Duran Duran
Tokyo July 12, 2003

When Pearl Jam unleashed their 3,000 live albums at once a few years ago, they pioneered what is already becoming one of the most exciting trends in music consumerism: the official bootleg phenomenon. Since then, several other artists have dipped their toe in the water with special (usually online-only) live releases that would never otherwise see mass release. Finally, the die-hard fans are getting what they deserve – real CD "warts-and-all" documents of entire tours by their favorite bands.

It's an idea that should be pursued by more bands. As much as I respect Pearl Jam for making all their shows affordably and attractively available on CD, I wouldn't actually want to listen to any of those CDs, much less several of them. Some artists, though, I would, and it's nice to see bootlegs being taken out of the hands of bootleggers, who by and large don't package their shit well enough.

Duran Duran's initial reunion tour, mainly in Japan and some US shows, has been issued in full by the forward-thinking website TheMusic. Though ostensibly "warts-and-all," some of these CDs have actually been edited, with better performances swapped in for the few occassions when things got too off-key to release to the public. That's okay. I'm not all that purist about it. Duran Duran doesn't vary their set much, and one show is about as good as another, seems to me.

Tokyo July 12, 2003 appears to be the best of the crop – it features all the songs played on that tour (some shows omitted one or two), and it's one of the only sets that was released unedited.

This was an "on" night for Duran Duran, whose live experience will appeal to you in direct proportion to your overall interest in them. In other words, DD doesn't convert anyone to fandom on the strength of their live show (as demonstrated by their incredibly patchy but engaging live album Arena from back in the day).

The sound on this one is better than on Arena – it's a perfectly balanced soundboard recording, no flaws to speak of. The performance is pretty tight, although as with many bands who make their living preaching to the choir, there's a rather high quotient of vocals screamed instead of sung – Simon Le Bon clearly gets caught up in the adoration, and hams it up accordingly, though not in a "Cheap Trick at your local county fair" sort of way. These guys still have most of the coolness they once had, paunchier though they may be.

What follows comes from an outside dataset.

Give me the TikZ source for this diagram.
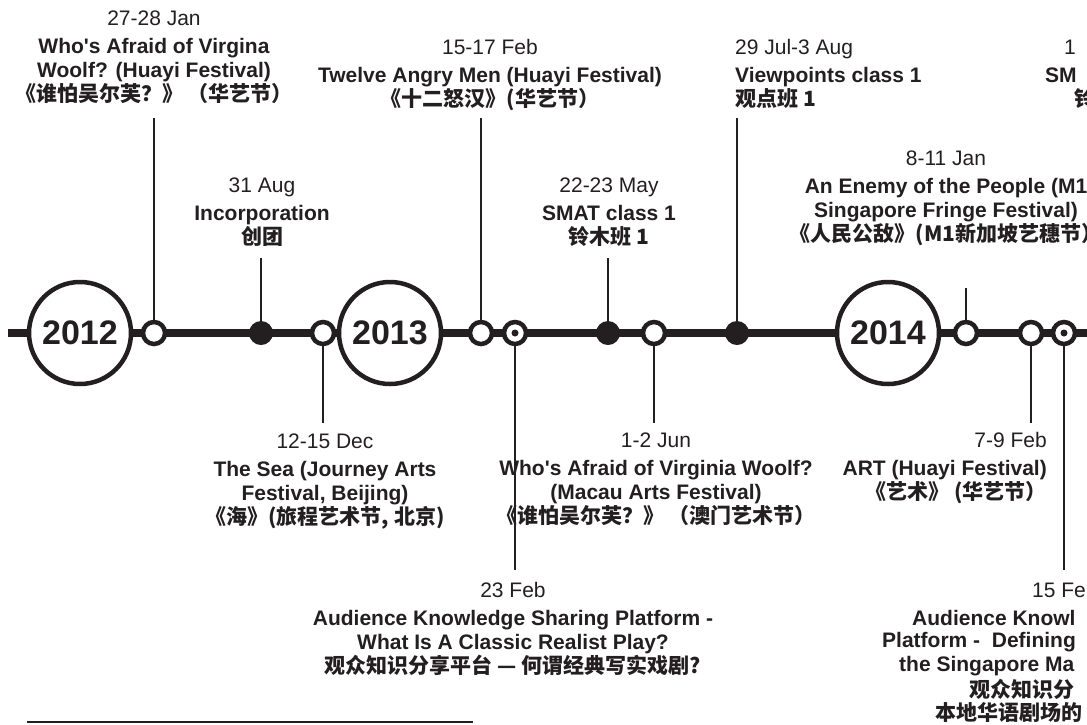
\documentclass[tikz,border=0pt]{standalone}
\usepackage{fontspec}
\setmainfont{Liberation Sans}
\newfontfamily\cjk{Noto Sans CJK SC}
\definecolor{ink}{HTML}{231F20}
\newcommand{\zh}[1]{{\cjk\bfseries #1}}

\begin{document}
\begin{tikzpicture}[x=1pt, y=-1pt, year/.style={circle, draw=ink, line width=4.5pt, fill=white, minimum size=102pt, inner sep=0pt, text=ink, font=\fontsize{34}{34}\selectfont\bfseries}, hollow/.style={circle, draw=ink, line width=4.5pt, fill=white, minimum size=22pt, inner sep=0pt}, full/.style={circle, fill=ink, minimum size=24pt, inner sep=0pt}, ring/.style={hollow, path picture={\fill[ink] (path picture bounding box.center) circle (3.5pt);}}, stem/.style={draw=ink, line width=2.5pt}, lbl/.style={inner sep=0pt, text=ink, align=center, font=\fontsize{21}{24}\selectfont}]
\useasboundingbox (0,0) rectangle (1087,724); \clip (0,0) rectangle (1087,724);
% time axis
\coordinate (start) at (8,333); \coordinate (end) at (1100,333); \draw[ink, line width=8.5pt] (start) -- (end);
\node[year] (y2012) at (80,333) {2012}; \node[year] (y2013) at (390,333) {2013}; \node[year] (y2014) at (888,333) {2014};
\node[hollow] (a) at (154,333) {}; \node[full] (b) at (261,333) {}; \node[hollow] (c) at (323,333) {}; \node[hollow] (d) at (481,333) {}; \node[ring] (e) at (515,333) {}; \node[full] (f) at (608,333) {};
\node[hollow] (g) at (654,333) {}; \node[full] (h) at (737,333) {}; \node[hollow] (i) at (966,333) {}; \node[hollow] (j) at (1031,333) {}; \node[ring] (k) at (1064,333) {};
% stems
\coordinate (sa) at (154,118); \coordinate (sb) at (261,258); \coordinate (sc) at (323,423); \coordinate (sd) at (481,118); \coordinate (se) at (515,570); \coordinate (sf) at (608,258);
\coordinate (sg) at (654,423); \coordinate (sh) at (737,118); \coordinate (si) at (966,288); \coordinate (sj) at (1031,423); \coordinate (sk) at (1064,570);
\draw[stem] (a) -- (sa); \draw[stem] (b) -- (sb); \draw[stem] (c) -- (sc); \draw[stem] (d) -- (sd); \draw[stem] (e) -- (se); \draw[stem] (f) -- (sf);
\draw[stem] (g) -- (sg); \draw[stem] (h) -- (sh); \draw[stem] (i) -- (si); \draw[stem] (j) -- (sj); \draw[stem] (k) -- (sk);
% events above the axis
\node[lbl, anchor=north] (la) at (154,10.5) {27-28 Jan\\[4pt]\textbf{Who\textquotesingle s Afraid of Virgina}\\\textbf{Woolf? (Huayi Festival)}\\\zh{《谁怕吴尔芙？》 （华艺节）}};
\node[lbl, anchor=north] (lb) at (262,177.5) {31 Aug\\[4pt]\textbf{Incorporation}\\\zh{创团}};
\node[lbl, anchor=north] (ld) at (490,39.5) {15-17 Feb\\[4pt]\textbf{Twelve Angry Men (Huayi Festival)}\\\zh{《十二怒汉》(华艺节）}};
\node[lbl, anchor=north] (lf) at (609,177.5) {22-23 May\\[4pt]\textbf{SMAT class 1}\\\zh{铃木班 1}};
\node[lbl, anchor=north west, align=left] (lh) at (735,39.5) {29 Jul-3 Aug\\[4pt]\textbf{Viewpoints class 1}\\\zh{观点班 1}};
\node[lbl, anchor=north] (li) at (946,150.5) {8-11 Jan\\[4pt]\textbf{An Enemy of the People (M1}\\\textbf{Singapore Fringe Festival)}\\\zh{《人民公敌》(M1新加坡艺穗节）}};
\node[lbl, anchor=west] (lm1) at (1064,47) {1}; \node[lbl, anchor=west] (lm2) at (1045,75) {\textbf{SM}}; \node[lbl, anchor=west] (lm3) at (1074,98) {\zh{铃}};
% events below the axis
\node[lbl, anchor=north] (lc) at (325,433.5) {12-15 Dec\\[4pt]\textbf{The Sea (Journey Arts}\\\textbf{Festival, Beijing)}\\\zh{《海》(旅程艺术节, 北京)}};
\node[lbl, anchor=north] (lg) at (656,432.5) {1-2 Jun\\[4pt]\textbf{Who\textquotesingle s Afraid of Virginia Woolf?}\\\textbf{(Macau Arts Festival)}\\\zh{《谁怕吴尔芙？》 （澳门艺术节）}};
\node[lbl, anchor=north east, align=right] (lj) at (1047,432.5) {7-9 Feb\\[4pt]\textbf{ART (Huayi Festival)}\\\zh{《艺术》 (华艺节）}};
\node[lbl, anchor=north] (le) at (513,582.5) {23 Feb\\[4pt]\textbf{Audience Knowledge Sharing Platform -}\\\textbf{What Is A Classic Realist Play?}\\\zh{观众知识分享平台 — 何谓经典写实戏剧?}};
\node[lbl, anchor=west] (lk1) at (1032,590) {15 Fe}; \node[lbl, anchor=west] (lk2) at (912,618) {\textbf{Audience Knowl}}; \node[lbl, anchor=west] (lk3) at (882,642) {\textbf{Platform -~ Defining}};
\node[lbl, anchor=west] (lk4) at (899,666) {\textbf{the Singapore Ma}}; \node[lbl, anchor=west] (lk5) at (969,689) {\zh{观众知识分}}; \node[lbl, anchor=west] (lk6) at (935,712) {\zh{本地华语剧场的}};
% footnote rule
\coordinate (r1) at (27,722); \coordinate (r2) at (473,722); \draw[ink, line width=2pt] (r1) -- (r2);
\end{tikzpicture}
\end{document}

The setlist hits all the right buttons (though I'd have liked more Seven and the Ragged Tiger stuff) – some choice obscurities, most of the popular favorites, and not too much meandering in between. "Friends of Mine," which was like track 8 on the band's debut album, opens the show on a surprising note, managing to convey a good deal of eager anticipation. It's like they're saying: "Hey, we've been damn good from the get-go, all you revisionist fuckwits who bailed on us in the 90s."

Also refreshing and strong are "Save a Prayer," "Notorious," "Planet Earth," "Come Undone," and, somehow, "White Lines," which is one of the band's best singles, though no one wants to admit that. The big hits ("Hungry Like the Wolf," "Ordinary World," "Is There Something I Should Know?," "A View to a Kill," "Wild Boys," "Rio," "The Reflex") sound as you'd expect, pretty close to the original versions. "Girls on Film" makes an extremely strong closer, leaving you with an excitement that is a bit more than the show overall warranted.

Not an incendiary, blistering, revelatory show by any means … but then, Duran Duran was never about any of that stuff. Their coolness is almost enough to be enough, but they've created a body of incredibly great pop songs as well. What this is, is a document of a great band, past their prime perhaps, but still in command.

Could I listen to any other shows from this series? That would almost certainly be pointless … I'm not sure I'd know the difference. But I'm happy with this one, both for the relic itself and what it signifies: a brave new world wherein hard-to-come-by music gets into the hands of those who want it most.